--- START OF GIVEN INFORMATION ---

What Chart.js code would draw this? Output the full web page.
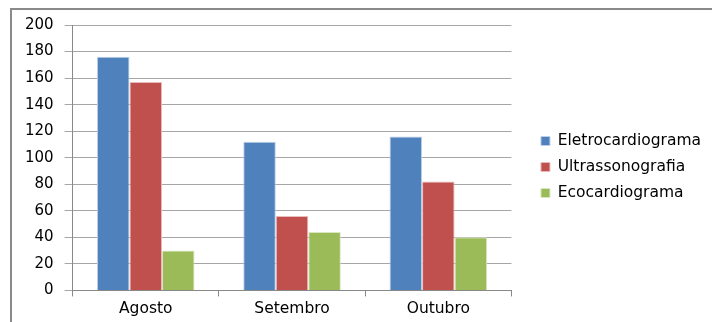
<!DOCTYPE html>
<html>
<head>
<meta charset="utf-8">
<script src="https://cdn.jsdelivr.net/npm/chart.js@4/dist/chart.umd.min.js"></script>
<style>
  html, body { margin: 0; padding: 0; background: #fff; }
  #wrap { position: relative; width: 712px; height: 322px; overflow: hidden; }
  #frame { position: absolute; left: 10px; top: 8px; right: -4px; bottom: -4px;
           border-top: 2px solid #8a8a8a; border-left: 2px solid #8a8a8a; }
  canvas { position: absolute; left: 0; top: 0; }
</style>
</head>
<body>
<div id="wrap">
  <div id="frame"></div>
  <canvas id="chart" width="712" height="322"></canvas>
</div>
<script>
const months = ["Agosto", "Setembro", "Outubro"];
const eletro = [176, 112, 116];
const ultra = [157, 56, 82];
const eco = [30, 44, 40];

Chart.defaults.font.family = "'DejaVu Sans', sans-serif";
Chart.defaults.color = "#000";

// legend sits a bit higher than chart.js centres it
const legendShift = {
    id: "legendShift",
    afterLayout(chart) {
        chart.legend.top -= 6;
        chart.legend.bottom -= 6;
    }
};

new Chart(document.getElementById("chart"), {
    type: "bar",
    data: {
        labels: months,
        datasets: [
            { label: "Eletrocardiograma", data: eletro, backgroundColor: "#4f81bd", borderColor: "#bccfe6" },
            { label: "Ultrassonografia", data: ultra, backgroundColor: "#c0504d", borderColor: "#e8bcbb" },
            { label: "Ecocardiograma", data: eco, backgroundColor: "#9bbb59", borderColor: "#d9e6c0" }
        ]
    },
    options: {
        responsive: false,
        animation: false,
        devicePixelRatio: 1,
        categoryPercentage: 0.667,
        barPercentage: 1,
        datasets: { bar: { borderWidth: 1 } },
        layout: { padding: { left: 14, top: 25, right: 1, bottom: 1 } },
        scales: {
            x: {
                grid: { drawOnChartArea: false, tickLength: 6, color: "#888" },
                border: { color: "#888" },
                ticks: { padding: 3, font: { size: 15.5 } }
            },
            y: {
                min: 0,
                max: 200,
                ticks: { stepSize: 20, padding: 11, font: { size: 15 } },
                grid: { color: "#a6a6a6", tickLength: 8 },
                border: { color: "#888" }
            },
            gap: {
                type: "linear",
                position: "right",
                display: true,
                grid: { display: false },
                border: { display: false },
                ticks: { display: false },
                afterFit: scale => { scale.width = 19; }
            }
        },
        plugins: {
            legend: {
                position: "right",
                align: "center",
                maxWidth: 260,
                labels: {
                    boxWidth: 9,
                    boxHeight: 9,
                    padding: 10.5,
                    font: { size: 15.5 }
                }
            },
            tooltip: { enabled: false }
        }
    },
    plugins: [legendShift]
});
</script>
</body>
</html>
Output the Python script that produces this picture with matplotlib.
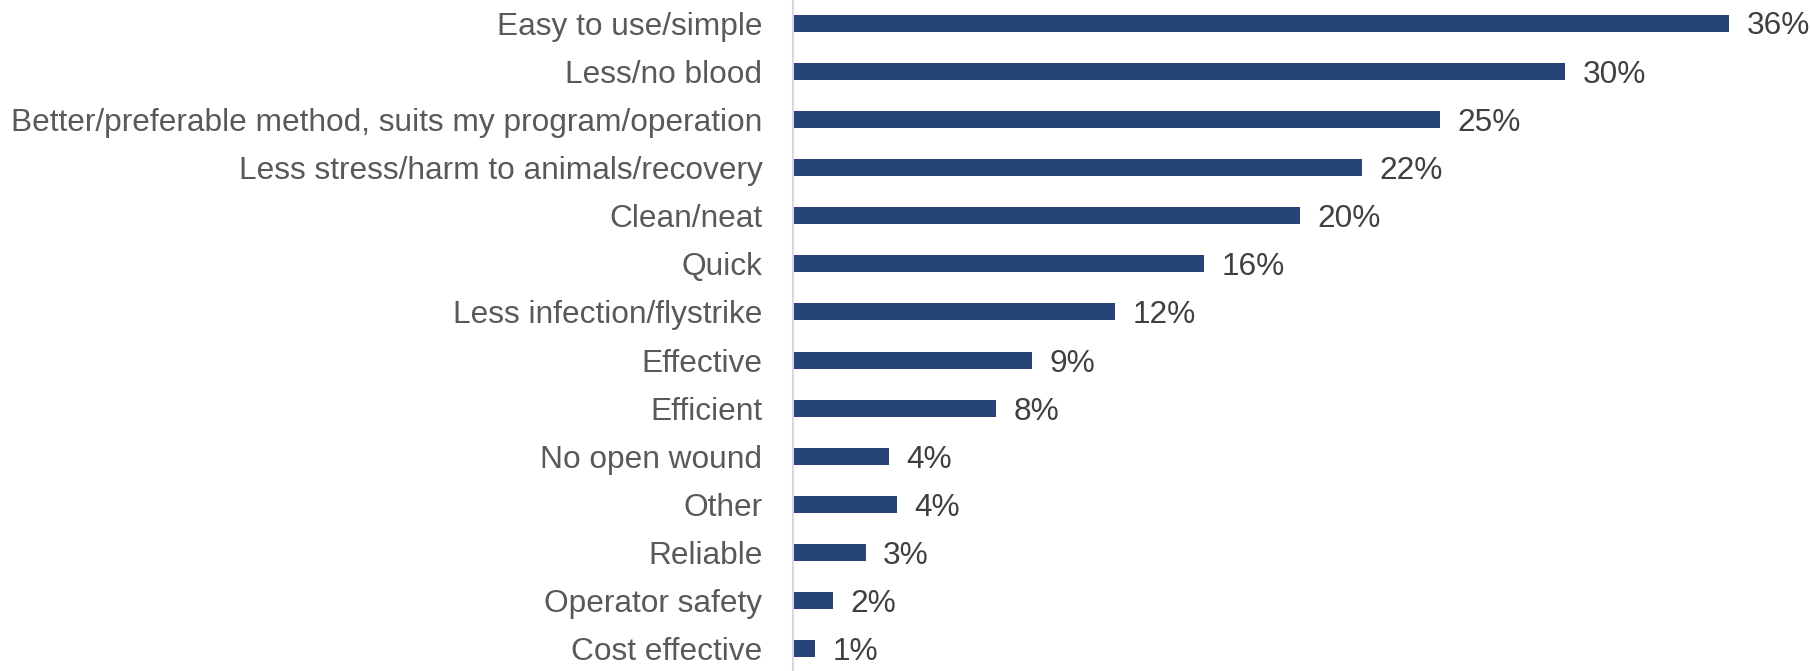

--- END OF GIVEN INFORMATION ---

• [EXERCISE INSTRUCTIONS]:
Repeat the material above verbatim, with no pictures in the output.

• [WRITTEN SOLUTION]:
What Chart.js code would draw this? Output the full web page.
<!DOCTYPE html>
<html>
<head>
<meta charset="utf-8">
<script src="https://cdn.jsdelivr.net/npm/chart.js@4/dist/chart.umd.min.js"></script>
<style>
  html, body { margin: 0; padding: 0; background: #fff; }
  #wrap { position: relative; width: 712px; height: 322px; overflow: hidden; }
  #frame { position: absolute; left: 10px; top: 8px; right: -4px; bottom: -4px;
           border-top: 2px solid #8a8a8a; border-left: 2px solid #8a8a8a; }
  canvas { position: absolute; left: 0; top: 0; }
</style>
</head>
<body>
<div id="wrap">
  <div id="frame"></div>
  <canvas id="chart" width="712" height="322"></canvas>
</div>
<script>
const months = ["Agosto", "Setembro", "Outubro"];
const eletro = [176, 112, 116];
const ultra = [157, 56, 82];
const eco = [30, 44, 40];

Chart.defaults.font.family = "'DejaVu Sans', sans-serif";
Chart.defaults.color = "#000";

// legend sits a bit higher than chart.js centres it
const legendShift = {
    id: "legendShift",
    afterLayout(chart) {
        chart.legend.top -= 6;
        chart.legend.bottom -= 6;
    }
};

new Chart(document.getElementById("chart"), {
    type: "bar",
    data: {
        labels: months,
        datasets: [
            { label: "Eletrocardiograma", data: eletro, backgroundColor: "#4f81bd", borderColor: "#bccfe6" },
            { label: "Ultrassonografia", data: ultra, backgroundColor: "#c0504d", borderColor: "#e8bcbb" },
            { label: "Ecocardiograma", data: eco, backgroundColor: "#9bbb59", borderColor: "#d9e6c0" }
        ]
    },
    options: {
        responsive: false,
        animation: false,
        devicePixelRatio: 1,
        categoryPercentage: 0.667,
        barPercentage: 1,
        datasets: { bar: { borderWidth: 1 } },
        layout: { padding: { left: 14, top: 25, right: 1, bottom: 1 } },
        scales: {
            x: {
                grid: { drawOnChartArea: false, tickLength: 6, color: "#888" },
                border: { color: "#888" },
                ticks: { padding: 3, font: { size: 15.5 } }
            },
            y: {
                min: 0,
                max: 200,
                ticks: { stepSize: 20, padding: 11, font: { size: 15 } },
                grid: { color: "#a6a6a6", tickLength: 8 },
                border: { color: "#888" }
            },
            gap: {
                type: "linear",
                position: "right",
                display: true,
                grid: { display: false },
                border: { display: false },
                ticks: { display: false },
                afterFit: scale => { scale.width = 19; }
            }
        },
        plugins: {
            legend: {
                position: "right",
                align: "center",
                maxWidth: 260,
                labels: {
                    boxWidth: 9,
                    boxHeight: 9,
                    padding: 10.5,
                    font: { size: 15.5 }
                }
            },
            tooltip: { enabled: false }
        }
    },
    plugins: [legendShift]
});
</script>
</body>
</html>
Output the Python script that produces this picture with matplotlib.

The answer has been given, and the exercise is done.